_GIVEN MATERIAL_
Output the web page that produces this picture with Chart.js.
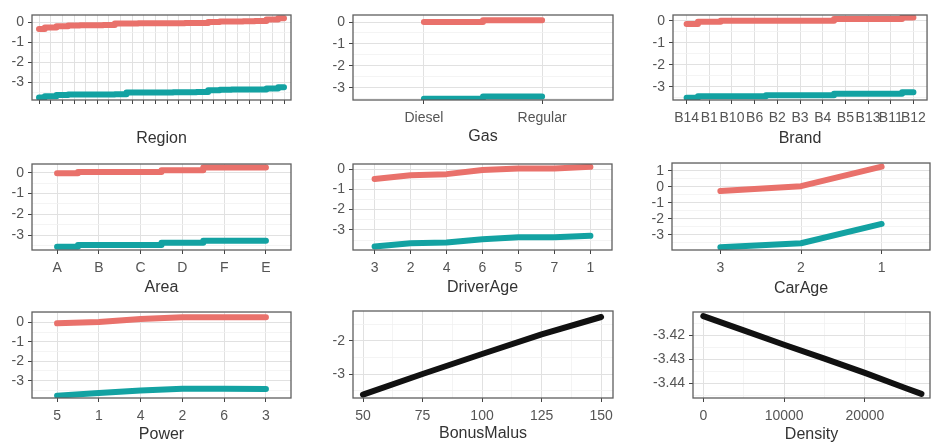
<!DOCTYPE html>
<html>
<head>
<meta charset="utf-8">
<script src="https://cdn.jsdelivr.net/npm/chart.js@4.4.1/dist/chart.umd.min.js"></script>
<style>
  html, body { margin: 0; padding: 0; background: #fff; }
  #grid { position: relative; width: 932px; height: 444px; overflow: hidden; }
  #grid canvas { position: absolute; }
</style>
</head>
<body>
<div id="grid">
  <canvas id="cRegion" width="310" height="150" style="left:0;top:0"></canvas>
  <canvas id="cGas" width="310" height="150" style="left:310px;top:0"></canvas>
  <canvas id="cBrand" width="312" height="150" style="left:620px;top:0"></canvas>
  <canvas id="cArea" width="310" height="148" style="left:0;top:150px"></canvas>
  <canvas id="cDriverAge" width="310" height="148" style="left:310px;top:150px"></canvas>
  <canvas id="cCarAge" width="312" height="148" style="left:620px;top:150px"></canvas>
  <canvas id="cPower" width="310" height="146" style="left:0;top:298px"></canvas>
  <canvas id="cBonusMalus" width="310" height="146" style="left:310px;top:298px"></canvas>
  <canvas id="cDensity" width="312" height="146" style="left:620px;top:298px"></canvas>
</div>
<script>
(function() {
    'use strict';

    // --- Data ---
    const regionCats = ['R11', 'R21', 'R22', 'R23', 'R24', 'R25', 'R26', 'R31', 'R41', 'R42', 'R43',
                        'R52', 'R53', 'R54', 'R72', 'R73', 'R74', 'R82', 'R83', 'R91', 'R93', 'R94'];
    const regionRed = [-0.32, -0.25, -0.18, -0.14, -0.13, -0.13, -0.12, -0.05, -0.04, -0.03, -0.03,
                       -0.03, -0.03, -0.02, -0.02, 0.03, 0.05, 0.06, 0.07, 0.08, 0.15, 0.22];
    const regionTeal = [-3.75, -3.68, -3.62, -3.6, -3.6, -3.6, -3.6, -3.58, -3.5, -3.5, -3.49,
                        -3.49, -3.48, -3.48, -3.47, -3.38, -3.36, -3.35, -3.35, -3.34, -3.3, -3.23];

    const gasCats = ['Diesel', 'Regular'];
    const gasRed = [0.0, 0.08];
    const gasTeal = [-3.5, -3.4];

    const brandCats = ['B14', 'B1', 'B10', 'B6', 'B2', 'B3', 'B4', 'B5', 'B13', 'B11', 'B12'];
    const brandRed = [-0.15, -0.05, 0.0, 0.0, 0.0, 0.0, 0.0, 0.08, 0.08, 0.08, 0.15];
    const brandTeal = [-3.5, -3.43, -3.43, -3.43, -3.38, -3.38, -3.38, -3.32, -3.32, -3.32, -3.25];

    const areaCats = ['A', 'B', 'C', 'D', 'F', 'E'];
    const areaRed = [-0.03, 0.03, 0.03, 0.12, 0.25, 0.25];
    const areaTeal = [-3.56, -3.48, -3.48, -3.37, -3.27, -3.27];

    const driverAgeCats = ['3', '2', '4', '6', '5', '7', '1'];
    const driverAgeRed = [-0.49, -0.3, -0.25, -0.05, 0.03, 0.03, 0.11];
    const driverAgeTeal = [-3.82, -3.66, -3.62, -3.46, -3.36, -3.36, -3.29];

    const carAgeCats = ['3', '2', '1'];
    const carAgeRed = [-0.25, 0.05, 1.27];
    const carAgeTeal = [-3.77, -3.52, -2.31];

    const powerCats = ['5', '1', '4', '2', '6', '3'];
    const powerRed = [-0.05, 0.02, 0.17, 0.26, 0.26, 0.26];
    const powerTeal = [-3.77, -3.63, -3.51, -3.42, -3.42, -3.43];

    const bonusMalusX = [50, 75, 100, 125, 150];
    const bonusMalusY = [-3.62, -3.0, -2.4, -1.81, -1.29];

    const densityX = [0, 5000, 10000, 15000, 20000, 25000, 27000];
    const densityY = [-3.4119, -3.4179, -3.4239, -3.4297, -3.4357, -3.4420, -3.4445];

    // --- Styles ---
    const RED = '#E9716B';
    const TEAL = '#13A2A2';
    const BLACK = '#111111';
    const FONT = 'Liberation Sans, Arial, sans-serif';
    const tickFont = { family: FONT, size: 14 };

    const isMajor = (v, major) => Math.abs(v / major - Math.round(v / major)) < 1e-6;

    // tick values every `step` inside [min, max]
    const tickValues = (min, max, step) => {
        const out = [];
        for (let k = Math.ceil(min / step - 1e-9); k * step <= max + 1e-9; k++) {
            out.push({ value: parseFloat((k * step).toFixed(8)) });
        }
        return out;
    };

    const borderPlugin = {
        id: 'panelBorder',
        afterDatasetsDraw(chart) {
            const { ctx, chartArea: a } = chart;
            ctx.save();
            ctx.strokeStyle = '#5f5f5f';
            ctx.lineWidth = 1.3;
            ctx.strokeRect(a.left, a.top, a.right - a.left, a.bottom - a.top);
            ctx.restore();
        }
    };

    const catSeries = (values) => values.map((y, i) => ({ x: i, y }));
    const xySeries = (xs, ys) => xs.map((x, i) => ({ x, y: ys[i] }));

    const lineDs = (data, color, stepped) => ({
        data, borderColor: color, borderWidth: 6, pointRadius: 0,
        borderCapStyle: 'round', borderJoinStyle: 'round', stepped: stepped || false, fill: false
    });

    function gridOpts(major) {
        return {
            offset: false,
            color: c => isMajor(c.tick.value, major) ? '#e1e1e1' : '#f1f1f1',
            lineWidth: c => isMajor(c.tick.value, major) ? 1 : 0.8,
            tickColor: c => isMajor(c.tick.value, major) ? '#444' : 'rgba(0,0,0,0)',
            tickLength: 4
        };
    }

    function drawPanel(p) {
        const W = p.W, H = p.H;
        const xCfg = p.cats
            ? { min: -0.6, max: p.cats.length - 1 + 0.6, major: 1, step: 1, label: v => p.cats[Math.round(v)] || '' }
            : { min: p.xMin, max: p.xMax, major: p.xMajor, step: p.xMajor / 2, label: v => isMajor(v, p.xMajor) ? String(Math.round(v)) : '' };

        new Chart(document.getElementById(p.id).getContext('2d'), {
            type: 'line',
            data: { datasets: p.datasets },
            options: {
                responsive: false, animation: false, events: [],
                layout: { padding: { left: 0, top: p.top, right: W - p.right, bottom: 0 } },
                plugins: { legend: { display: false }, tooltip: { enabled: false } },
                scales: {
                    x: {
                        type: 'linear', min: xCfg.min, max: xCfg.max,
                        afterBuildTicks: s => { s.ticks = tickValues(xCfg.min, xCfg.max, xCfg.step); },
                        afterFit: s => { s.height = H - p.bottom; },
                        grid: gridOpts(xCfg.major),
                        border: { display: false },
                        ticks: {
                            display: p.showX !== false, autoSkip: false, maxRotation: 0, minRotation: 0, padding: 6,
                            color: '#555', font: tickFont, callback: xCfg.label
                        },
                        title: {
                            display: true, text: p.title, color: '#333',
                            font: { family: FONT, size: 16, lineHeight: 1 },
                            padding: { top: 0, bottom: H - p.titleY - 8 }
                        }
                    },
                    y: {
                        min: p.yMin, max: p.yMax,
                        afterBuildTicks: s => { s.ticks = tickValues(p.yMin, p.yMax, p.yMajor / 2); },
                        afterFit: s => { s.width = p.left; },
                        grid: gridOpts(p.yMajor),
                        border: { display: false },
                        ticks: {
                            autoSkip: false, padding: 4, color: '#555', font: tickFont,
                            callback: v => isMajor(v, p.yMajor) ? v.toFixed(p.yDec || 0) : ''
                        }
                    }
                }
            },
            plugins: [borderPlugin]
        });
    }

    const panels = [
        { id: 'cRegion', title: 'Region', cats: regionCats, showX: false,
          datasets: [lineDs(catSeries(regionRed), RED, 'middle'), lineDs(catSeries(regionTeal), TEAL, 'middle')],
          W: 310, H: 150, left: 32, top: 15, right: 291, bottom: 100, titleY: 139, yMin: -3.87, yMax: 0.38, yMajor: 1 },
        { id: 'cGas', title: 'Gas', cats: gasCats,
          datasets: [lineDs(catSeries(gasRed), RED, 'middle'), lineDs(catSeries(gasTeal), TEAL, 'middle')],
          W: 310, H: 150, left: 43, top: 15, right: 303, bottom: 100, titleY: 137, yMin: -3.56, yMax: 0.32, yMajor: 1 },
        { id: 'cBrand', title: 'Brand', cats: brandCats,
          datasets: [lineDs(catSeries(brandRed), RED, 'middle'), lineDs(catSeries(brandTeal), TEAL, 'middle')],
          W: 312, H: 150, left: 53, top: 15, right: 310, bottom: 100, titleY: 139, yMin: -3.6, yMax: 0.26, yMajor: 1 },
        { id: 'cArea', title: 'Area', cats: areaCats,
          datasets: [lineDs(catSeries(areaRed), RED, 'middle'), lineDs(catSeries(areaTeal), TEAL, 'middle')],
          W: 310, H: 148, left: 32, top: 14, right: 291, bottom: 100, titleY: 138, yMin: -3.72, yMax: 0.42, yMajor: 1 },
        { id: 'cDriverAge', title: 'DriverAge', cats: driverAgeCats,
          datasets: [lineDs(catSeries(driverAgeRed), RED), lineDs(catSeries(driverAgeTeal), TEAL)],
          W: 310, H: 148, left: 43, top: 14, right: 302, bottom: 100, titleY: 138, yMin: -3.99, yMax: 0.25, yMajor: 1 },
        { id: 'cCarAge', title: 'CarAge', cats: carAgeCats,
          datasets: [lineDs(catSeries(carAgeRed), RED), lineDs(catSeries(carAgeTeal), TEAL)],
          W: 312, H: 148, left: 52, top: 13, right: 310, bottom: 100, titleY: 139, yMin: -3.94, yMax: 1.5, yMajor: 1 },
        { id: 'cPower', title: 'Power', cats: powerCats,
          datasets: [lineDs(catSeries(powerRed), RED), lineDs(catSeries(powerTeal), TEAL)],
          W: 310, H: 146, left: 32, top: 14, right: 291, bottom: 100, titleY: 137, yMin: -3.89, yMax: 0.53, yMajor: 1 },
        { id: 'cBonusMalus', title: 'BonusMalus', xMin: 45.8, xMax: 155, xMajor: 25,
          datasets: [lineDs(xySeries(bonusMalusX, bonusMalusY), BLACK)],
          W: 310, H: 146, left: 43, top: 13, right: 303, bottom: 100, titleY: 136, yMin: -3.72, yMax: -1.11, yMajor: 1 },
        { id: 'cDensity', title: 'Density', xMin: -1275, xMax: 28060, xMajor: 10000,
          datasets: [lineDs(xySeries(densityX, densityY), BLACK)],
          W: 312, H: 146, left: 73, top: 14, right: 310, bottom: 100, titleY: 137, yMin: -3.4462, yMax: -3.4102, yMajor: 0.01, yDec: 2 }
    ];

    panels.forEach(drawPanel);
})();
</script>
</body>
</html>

_SHORT PROBLEM_
Report only the number of lines that hold the word "picture".

_CORRECT ANSWER_
1